Il Nostro nacque il 5 settembre 1924 a Racalmuto, grosso centro agricolo e, ancor prima minerario, dell’agrigentino; un “luogo straordinario”, così lo definisce Leonardo Sciascia, lo scrittore al quale era legato da un’antica e robusta amicizia segnata, da stima e condivisione reciproca. Anche Sciascia era, infatti, figlio di quella terra, a cui rimase sempre quasi morbosamente legato. Racalmuto, per Scimè, fu il luogo dell’anima tanto che, nonostante avesse messo profonde radici a Palermo, non cessò mai di ritornare al “Paese” nella sua accogliente casa, in contrada Noce vicina a quella dell’amico scrittore, che per tutta la sua vita continuò ad essere aperta per ospitare letterati, intellettuali e artisti. Quella casa fu un vero e proprio cenacolo culturale che vide la presenza, con Sciascia, del meglio della cultura italiana del tempo da Renato Guttuso a Vincenzo Consolo, da Gesualdo Bufalino a Enzo Sellerio da Ferdinando Scianna a Matteo Collura. A Leonardo Sciascia lo accomunava l’idea laica, Scimé fu infatti “un libero pensatore”, un siciliano di tenace concetto, che non amava il pressapochismo e la superficialità ma coltivava il severo culto della ragione sempre filtrato da un sottile velo di ironia.

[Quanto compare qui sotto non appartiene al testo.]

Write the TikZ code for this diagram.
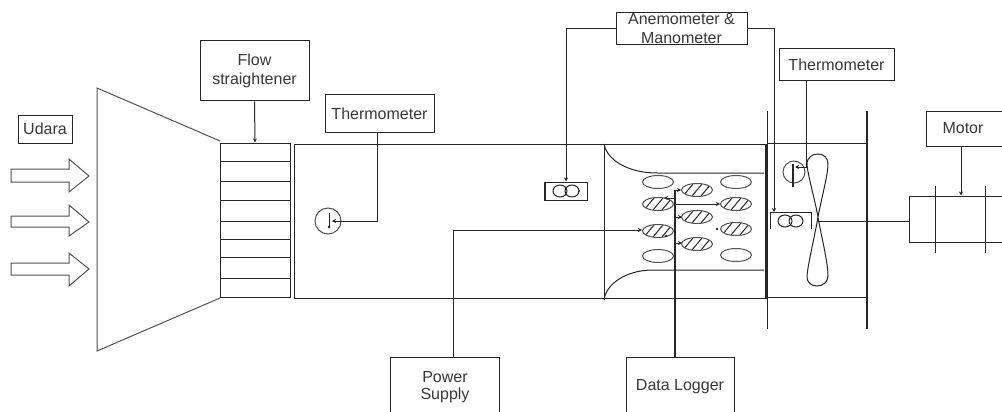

Aldo Scimè e Emanuele Cavallaro durante uno dei tanti servizi per la Rai

Gli studi giuridici, ai quali si era inizialmente dedicato senza tuttavia trascurare gli amati testi letterari, avevano contribuito ad affinare la logica dei suoi ragionamenti, che risultavano sempre appropriati e concludenti. Giornalista di razza, aveva collaborato come cronista a Radio Palermo, la prima emittente dell’Italia liberata costituita dagli Alleati dopo lo sbarco dell’estate 1943. Per Radio Palermo, che ha avuto come prestigioso direttore Mikhail Kamenetzky meglio noto come Ugo Stille, il nostro aveva curato non solo servizi e interviste a personaggi importanti del dopoguerra italiano, come il presidente dell’Eni Enrico Mattei, ma anche spazi di intrattenimento, come l’indimenticato Il Ficodindia. Il suo rapporto con la radio non s’interruppe mai, continuò a prestarvi la voce anche quando intraprese la carriera di funzionario parlamentare dell’Assemblea regionale siciliana della quale, all’inizio degli anni Settanta, mantenendo il suo spiccato profilo culturale, ne divenne prestigioso segretario generale. Proprio da funzionario del parlamento regionale ebbe il grande merito di promuovere l’apertura del palazzo alla grande cultura.

Memorabile fu, infatti, l’avere promosso nel 1967 la realizzazione, mentre era presidente Rosario Lanza, della grande mostra su Filippo Paladino, pittore caravaggesco. Una mostra che ebbe come curatore Cesare Brandi, assistito da un comitato scientifico di tutto rispetto di cui fu segretario Andrea Spica Russotto, allestita nei locali del palazzo Reale, con il patrocinio del presidente della Repubblica Giuseppe Saragat. Un burocrate, dunque, sui generis ma non troppo visto che, nello staff del parlamento siciliano, il cui personale nel panorama burocratico regionale si è sempre distinto per stile e preparazione tecnica, c’erano allora intellettuali del livello di Nino Beninati, che sarebbe diventato ordinario di sociologia alla Sorbona, di Aristide Buffa, i cui fondi costituivano fiore all’occhiello del Giornale di Sicilia, del filosofo e scrittore Michele Anselmo o, ancora, del brillante Eugenio Franzitta, autore di testi teatrali.